Hounsfield Units (HU)
Each voxel is assigned a CT number (Hounsfield Unit, HU) representing the average X-ray attenuation of the tissues within it:
| Tissue | HU Value |
|---|
| Air | -1000 HU |
| Fat | -100 to -50 HU |
| Water | 0 HU |
| Soft tissue | +20 to +80 HU |
| Bone | +400 to +1000 HU |
- Tissues that absorb more X-rays than water = positive HU (appear bright/white)
- Tissues that absorb less than water = negative HU (appear dark/black)
The radiologist can adjust window width (range of HU displayed) and window level (centre of the grey-scale) to emphasize different structures - bone windows, brain windows, lung windows, etc.
- Grainger & Allison's Diagnostic Radiology; Brenner and Rector's The Kidney
Generations of CT Technology
- 1st generation (1970s): Point-and-shoot process; abdominal scan took 2-4+ minutes.
- Helical/spiral CT (1990): X-ray tube and detectors rotate continuously while the patient moves through the gantry - dramatically reduced scan times.
- Multidetector CT (MDCT): Multiple detector rows acquire many slices per rotation. Modern systems use 64-640 detector rows, allowing very fast coverage with thin slices.
- MDCT with 640 detectors is used for advanced applications such as CT coronary angiography (CTA).
- Most clinical scanners today use 64-320 detectors.
- Brenner and Rector's The Kidney, p. 1068; Fuster and Hurst's The Heart, 15th Edition
Key Terms
| Term | Meaning |
|---|
| Gantry | The ring housing the X-ray tube and detectors |
| Pitch | Speed of the table relative to speed of gantry rotation (helical CT) |
| Window width/level | Settings to adjust image contrast for different tissues |
| MPR | Multiplanar reconstruction - images reformatted in coronal, sagittal, or oblique planes |
| MIP | Maximum intensity projection - projects the highest HU voxel for vascular imaging |
| Volume rendering (VR) | 3D surface/volumetric reconstruction |
Clinical Applications
CT has become essential across virtually all body systems:
- Trauma: Fast assessment of head, chest, abdomen injuries
- Neurology: Hemorrhage, stroke, fractures, tumors (acute setting preferred due to speed)
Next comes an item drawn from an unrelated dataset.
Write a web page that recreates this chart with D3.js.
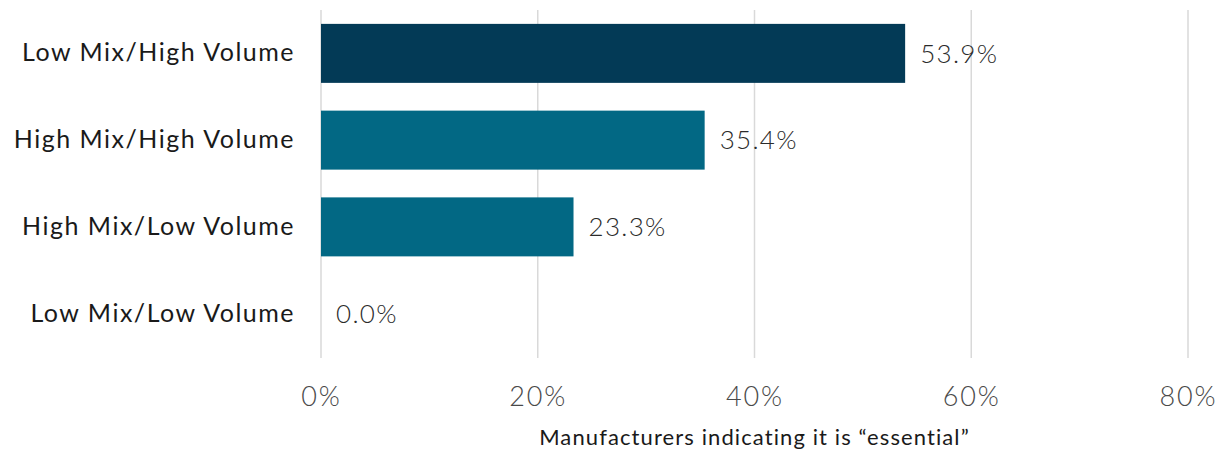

- Urology: Renal colic, kidney stones (CT has replaced IVU), renal masses, hematuria
- Cardiology: CT coronary angiography, calcium scoring
- Oncology: Staging, treatment planning, radiotherapy targeting
- Vascular: CT angiography for aorta, pulmonary embolism, carotid arteries
- Musculoskeletal: Complex fracture staging, surgical planning
Advantages vs. Other Modalities
| Feature | CT | Plain X-ray | MRI | Ultrasound |
|---|
| Speed | Very fast | Fastest | Slow | Fast |
| Bone detail | Excellent | Good | Poor | Limited |
| Soft tissue | Good | Poor | Excellent | Moderate |
| 3D capability | Yes | No | Yes | Limited |
| Radiation | Yes (ionizing) | Yes (low) | None | None |
| Cost | Moderate-high | Low | High | Low |
Limitations & Risks
- Ionizing radiation: CT involves a significant radiation dose compared to plain X-rays. Efforts over the last decade have focused on dose reduction techniques (e.g., iterative reconstruction algorithms reduce noise at lower doses).
- Contrast reactions: IV iodinated contrast carries risk of allergic reactions and contrast-induced nephropathy.
- Metal artifacts: Metallic implants cause streak artifacts degrading image quality.
- Limited soft tissue contrast: Inferior to MRI for soft tissue characterization in non-emergency settings.
Contrast Enhancement
IV iodinated contrast agents are often used to:
- Highlight vascular structures
- Differentiate solid vs. cystic masses
- Detect active bleeding or inflammatory changes
- Identify rim enhancement (e.g., abscess formation around pancreatic collections)
In summary, CT is one of medicine's most powerful diagnostic tools - combining speed, wide availability, and the ability to image nearly any part of the body with high spatial resolution across cross-sectional, multiplanar, and 3D displays.